As for Ethiopia, which was the only state on the Nile
Basin that was not colonized, both “agreements” are of no
concerns. In fact, Ethiopia has made its position clear in 1957
knowing that negotiation between Egypt and Sudan was taking place.
Ethiopia asserted that it has the right to utilize the Nile waters
for the benefit of its current and future generation. Furthermore, it
has unequivocally declared that any attempt of making treaties on the
Nile without involving Ethiopia has no legal effect on its
utilization of its Nile waters.
From
the above explanations one can note that the position of Nile
riparian states are at odds and Egypt is standing alone upholding an
obsolete doctrine in the utilization of trans-boundary watercourses.

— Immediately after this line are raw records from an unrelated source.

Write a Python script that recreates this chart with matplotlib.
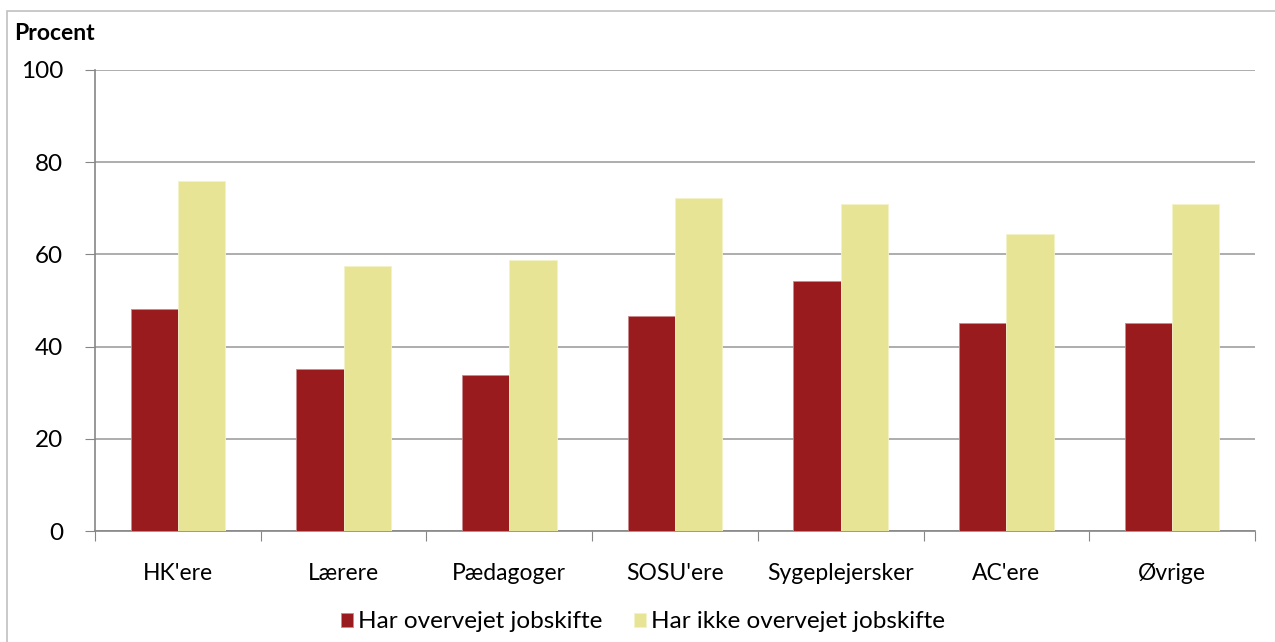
import numpy as np
import matplotlib.pyplot as plt
from matplotlib.patches import Rectangle

categories = ["HK'ere", "Lærere", "Pædagoger", "SOSU'ere", "Sygeplejersker", "AC'ere", "Øvrige"]
overvejet = [48.2, 35.1, 33.8, 46.6, 54.2, 45.1, 45.1]
ikke_overvejet = [75.9, 57.5, 58.8, 72.2, 70.9, 64.4, 70.9]
yticks = [0, 20, 40, 60, 80, 100]

plt.rcParams['font.family'] = ['Lato', 'DejaVu Sans']

fig = plt.figure(figsize=(12.75, 6.42), dpi=100)
# chart frame
fig.patches.append(Rectangle((7 / 1275, -0.01), 1.0, 1 - 11 / 642 + 0.01,
                             transform=fig.transFigure, fill=False,
                             edgecolor='#c0c0c0', linewidth=1.2))

ax = fig.add_axes([95 / 1275, 1 - 531 / 642, (1255 - 95) / 1275, (531 - 70) / 642])

x = np.arange(len(categories))
w = 0.2857
ax.bar(x - w / 2, overvejet, w, color='#991b1e', edgecolor='#c98a8c', linewidth=0.6,
       label='Har overvejet jobskifte', zorder=3)
ax.bar(x + w / 2, ikke_overvejet, w, color='#e7e495', edgecolor='#f4f2c8', linewidth=0.6,
       label='Har ikke overvejet jobskifte', zorder=3)

ax.set_xlim(-0.5, len(categories) - 0.5)
ax.set_ylim(0, 100)
ax.set_yticks(yticks)
ax.set_yticklabels([str(v) for v in yticks], fontsize=17.5)
ax.yaxis.grid(True, color='#a0a0a0', linewidth=1.2, zorder=0)
ax.set_axisbelow(True)

ax.set_xticks(np.arange(len(categories) + 1) - 0.5, minor=False)
ax.set_xticklabels([])
ax.set_xticks(x, minor=True)
ax.set_xticklabels(categories, minor=True, fontsize=16.5)
ax.tick_params(axis='x', which='major', length=7, direction='out', color='#868686')
ax.tick_params(axis='x', which='minor', length=0, pad=23)
ax.tick_params(axis='y', length=7, direction='out', color='#868686', pad=16)

for s in ['top', 'right']:
    ax.spines[s].set_visible(False)
for s in ['left', 'bottom']:
    ax.spines[s].set_color('#868686')
    ax.spines[s].set_linewidth(1.2)

fig.text(14 / 1275, 1 - 33 / 642, 'Procent', fontsize=16.5, fontweight='bold',
         ha='left', va='center')

fig.legend(loc='center', bbox_to_anchor=(643 / 1275, 1 - 622 / 642), ncol=2,
           frameon=False, fontsize=17.5, handlelength=0.5, handleheight=0.5,
           handletextpad=0.2, columnspacing=1.3)

fig.savefig('out.png', dpi=100)
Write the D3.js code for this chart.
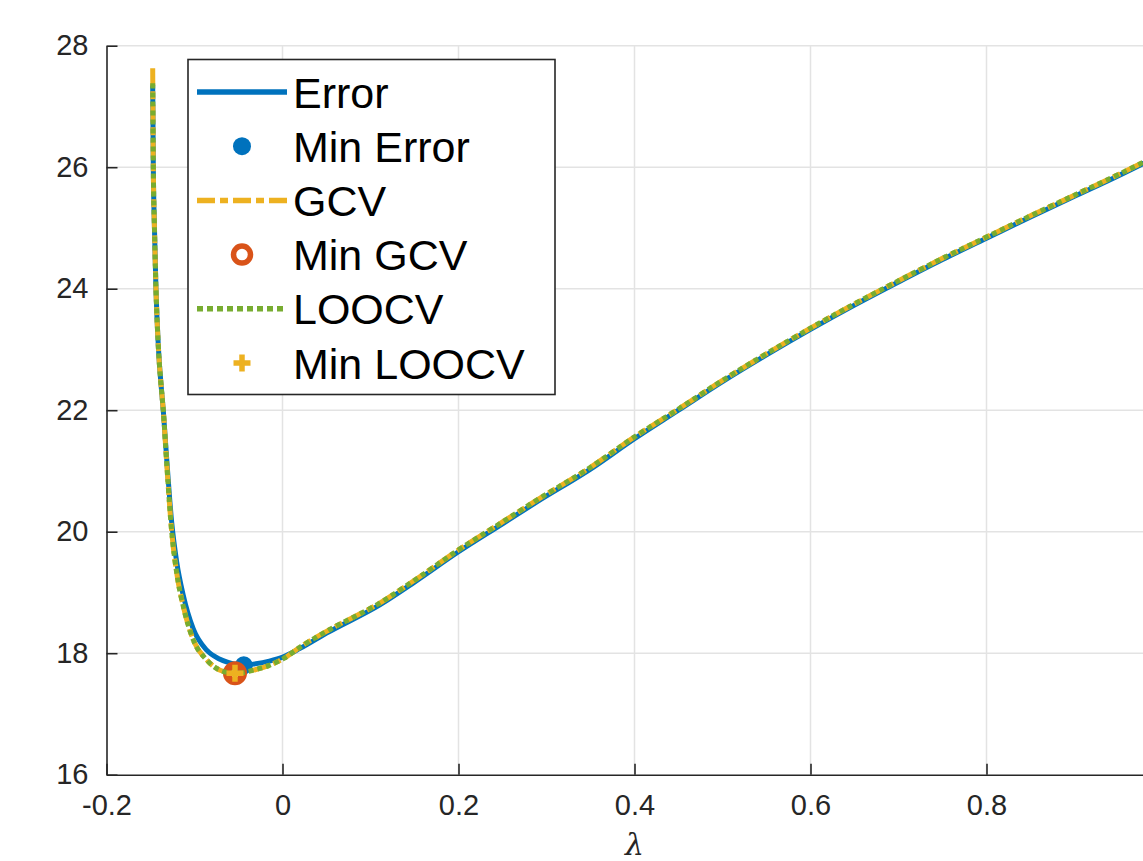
<!DOCTYPE html>
<html>
<head>
<style>
  body { margin: 0; background: #fff; }
  svg text { font-family: "Liberation Sans", Arial, sans-serif; }
</style>
</head>
<body>
<script src="https://d3js.org/d3.v7.min.js"></script>
<script>
// values
const lambda = [-0.1475, -0.1468, -0.1455, -0.1438, -0.1409, -0.1373, -0.1355, -0.1316, -0.1259, -0.1202,
  -0.1127, -0.1014, -0.0861, -0.071, -0.054, -0.044, -0.0332, -0.015, 0.001, 0.02,
  0.05, 0.111, 0.15, 0.2, 0.25, 0.289, 0.35, 0.4, 0.45, 0.5,
  0.55, 0.6, 0.65, 0.7, 0.75, 0.8, 0.85, 0.9, 0.95, 1.0]
const errorVals = [27.35, 26.0, 25.0, 24.0, 23.0, 22.3, 22.0, 21.2, 20.15, 19.5,
  18.95, 18.4, 18.05, 17.9, 17.82, 17.8, 17.82, 17.87, 17.94, 18.08,
  18.33, 18.8, 19.17, 19.67, 20.13, 20.49, 21.03, 21.53, 22.0, 22.47,
  22.91, 23.33, 23.73, 24.11, 24.48, 24.83, 25.18, 25.52, 25.86, 26.22]
const gcvVals = [27.63, 26.0, 25.0, 24.0, 23.0, 22.3, 22.0, 21.13, 20.0, 19.32,
  18.77, 18.22, 17.89, 17.72, 17.67, 17.68, 17.72, 17.8, 17.91, 18.1,
  18.36, 18.83, 19.2, 19.7, 20.16, 20.52, 21.06, 21.56, 22.02, 22.49,
  22.93, 23.35, 23.75, 24.13, 24.5, 24.85, 25.2, 25.54, 25.88, 26.24]
const loocvVals = [27.38, 26.0, 25.0, 24.0, 23.0, 22.3, 22.0, 21.13, 20.0, 19.32,
  18.77, 18.22, 17.89, 17.72, 17.67, 17.68, 17.72, 17.8, 17.91, 18.1,
  18.36, 18.83, 19.2, 19.7, 20.16, 20.52, 21.06, 21.56, 22.02, 22.49,
  22.93, 23.35, 23.75, 24.13, 24.5, 24.85, 25.2, 25.54, 25.88, 26.24]
const minError = [-0.044, 17.8]
const minGCV = [-0.054, 17.67]
const minLOOCV = [-0.054, 17.67]
const xTicks = [-0.2, 0, 0.2, 0.4, 0.6, 0.8]
const xTickLabels = ["-0.2", "0", "0.2", "0.4", "0.6", "0.8"]
const yTicks = [16, 18, 20, 22, 24, 26, 28]
const yTickLabels = ["16", "18", "20", "22", "24", "26", "28"]
const legendLabels = ["Error", "Min Error", "GCV", "Min GCV", "LOOCV", "Min LOOCV"]

const W = 1143, H = 861
const blue = "#0072BD", orange = "#D95319", yellow = "#EDB120", green = "#77AC30"
const axisCol = "#262626", gridCol = "#e3e3e3"

const svg = d3.select("body").append("svg").attr("width", W).attr("height", H)

const x = d3.scaleLinear().domain([-0.2, 1]).range([106.5, 1162.5])
const y = d3.scaleLinear().domain([16, 28]).range([774.7, 45.7])

// grid
svg.append("g").selectAll("line").data(xTicks.slice(1)).enter().append("line")
  .attr("x1", d => x(d)).attr("x2", d => x(d))
  .attr("y1", y(16)).attr("y2", y(28))
  .attr("stroke", gridCol).attr("stroke-width", 1.5)
svg.append("g").selectAll("line").data(yTicks.slice(1)).enter().append("line")
  .attr("x1", x(-0.2)).attr("x2", x(1))
  .attr("y1", d => y(d)).attr("y2", d => y(d))
  .attr("stroke", gridCol).attr("stroke-width", 1.5)

// axes
const xAxis = d3.axisBottom(x).tickValues(xTicks).tickSizeInner(-11).tickSizeOuter(0)
  .tickPadding(20).tickFormat((d, i) => xTickLabels[i])
const gx = svg.append("g").attr("transform", `translate(0,${y(16)})`).call(xAxis)
const yAxis = d3.axisLeft(y).tickValues(yTicks).tickSizeInner(-11).tickSizeOuter(0)
  .tickPadding(18).tickFormat((d, i) => yTickLabels[i])
const gy = svg.append("g").attr("transform", `translate(${x(-0.2)},0)`).call(yAxis)
for (const g of [gx, gy]) {
  g.select(".domain").attr("stroke", axisCol).attr("stroke-width", 1.6)
  g.selectAll(".tick line").attr("stroke", axisCol).attr("stroke-width", 1.6)
  g.selectAll(".tick text").attr("fill", axisCol).style("font-size", "29px")
    .style("font-family", "Liberation Sans, Arial, sans-serif")
}
gx.selectAll(".tick text").attr("dy", "0.71em")

svg.append("text").attr("x", x(0.4)).attr("y", 855)
  .attr("text-anchor", "middle").attr("fill", axisCol)
  .style("font-size", "30px").style("font-style", "italic")
  .style("font-family", "DejaVu Serif, serif")
  .text("λ")

// curves
const line = vals => d3.line().curve(d3.curveMonotoneX)
  .x((d, i) => x(lambda[i])).y(d => y(d))(vals)

svg.append("path").attr("d", line(errorVals)).attr("fill", "none")
  .attr("stroke", blue).attr("stroke-width", 5).attr("stroke-linejoin", "round")
svg.append("circle").attr("cx", x(minError[0])).attr("cy", y(minError[1])).attr("r", 9).attr("fill", blue)
svg.append("path").attr("d", line(gcvVals)).attr("fill", "none")
  .attr("stroke", yellow).attr("stroke-width", 5).attr("stroke-dasharray", "18,5,8,5")
svg.append("circle").attr("cx", x(minGCV[0])).attr("cy", y(minGCV[1])).attr("r", 8)
  .attr("fill", "none").attr("stroke", orange).attr("stroke-width", 8)
svg.append("path").attr("d", line(loocvVals)).attr("fill", "none")
  .attr("stroke", green).attr("stroke-width", 5).attr("stroke-dasharray", "5,4")

function cross(g, cx, cy, s, w) {
  g.append("line").attr("x1", cx - s).attr("x2", cx + s).attr("y1", cy).attr("y2", cy)
    .attr("stroke", yellow).attr("stroke-width", w)
  g.append("line").attr("x1", cx).attr("x2", cx).attr("y1", cy - s).attr("y2", cy + s)
    .attr("stroke", yellow).attr("stroke-width", w)
}
cross(svg, x(minLOOCV[0]), y(minLOOCV[1]), 8.5, 5.5)

// legend
const lg = svg.append("g")
lg.append("rect").attr("x", 188).attr("y", 59.5).attr("width", 367).attr("height", 335)
  .attr("fill", "#fff").attr("stroke", axisCol).attr("stroke-width", 1.6)
const rowY = i => 92 + i * 54.2
legendLabels.forEach((lab, i) => {
  lg.append("text").attr("x", 293).attr("y", rowY(i) + 15.5).attr("fill", "#000")
    .style("font-size", "43px").text(lab)
})
lg.append("line").attr("x1", 197).attr("x2", 287).attr("y1", rowY(0)).attr("y2", rowY(0))
  .attr("stroke", blue).attr("stroke-width", 5.5)
lg.append("circle").attr("cx", 242).attr("cy", rowY(1)).attr("r", 9).attr("fill", blue)
lg.append("line").attr("x1", 197).attr("x2", 287).attr("y1", rowY(2)).attr("y2", rowY(2))
  .attr("stroke", yellow).attr("stroke-width", 5.5).attr("stroke-dasharray", "18,5,8,5")
lg.append("circle").attr("cx", 242).attr("cy", rowY(3)).attr("r", 8.5)
  .attr("fill", "none").attr("stroke", orange).attr("stroke-width", 5.5)
lg.append("line").attr("x1", 197).attr("x2", 287).attr("y1", rowY(4)).attr("y2", rowY(4))
  .attr("stroke", green).attr("stroke-width", 5.5).attr("stroke-dasharray", "6,4")
cross(lg, 242, rowY(5), 8.5, 5.5)
</script>
</body>
</html>
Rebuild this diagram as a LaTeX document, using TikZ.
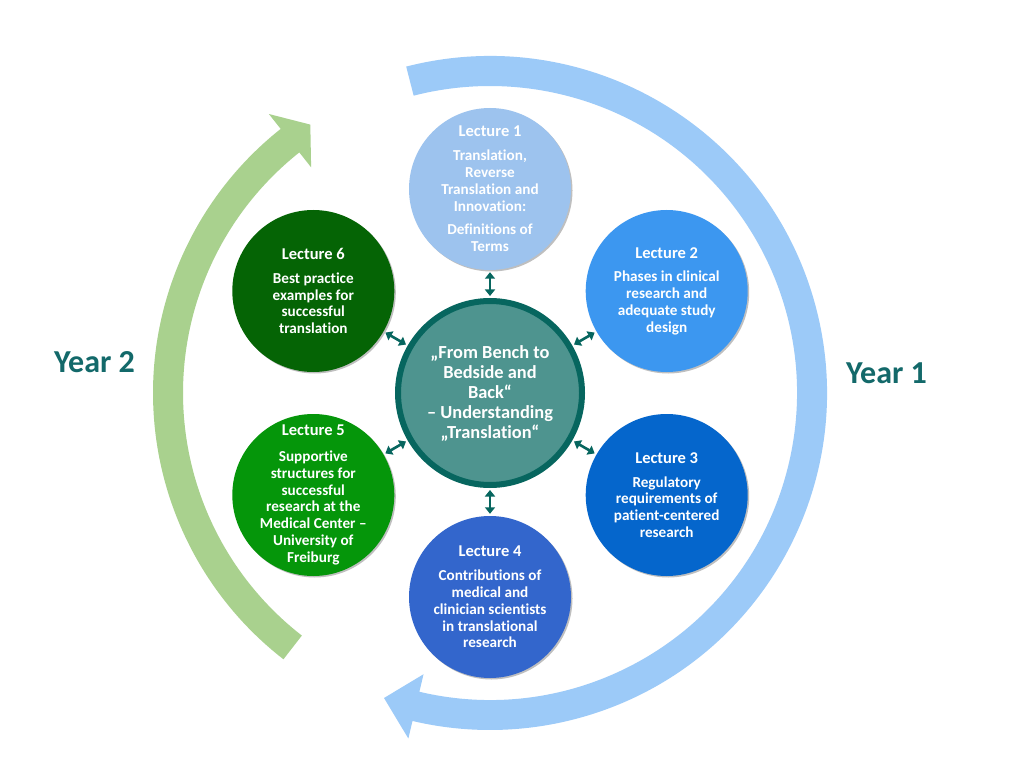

In fact, other Nile riparian states have the support of international
water law which has tremendously evolved in the 20th century. In the
eyes of international law “historic right” with its other names
such as “ancient right, prior use, established right” and so on
had been nominal ‘doctrines’ in the utilization of trans-boundary
watercourses. A doctrine in this sense is defined as more of a theory
and personal opinion of a few individuals with no legal base. As far
as international water law is concerned the basic principle, which
has the acceptance of leading scholars and is accepted as a basic
rule in international courts, is the principle of equitable and
reasonable utilization. This principle is capable of answering the
water questions of any state in trans-boundary
watercourses as evidenced, for example, in the decision of the
International Court of Justice in Gabcíkovo-Nagymaros Project Case
on the Danube between Hungary and Slovakia. This principle is,
therefore, the most popular and widely accepted one and is developed
into a status of principle of customary international law. As clearly
stated in the works of leading international law experts there is
nothing called “historic right, established right, ancient right”
in international water law (For details, one can refer to A. H.
Garretson, R. D. Hayton, & C. J. Olmstead (Eds.). 1967. The law
of international drainage basins. Dobbs Ferry, NY: Oceana.).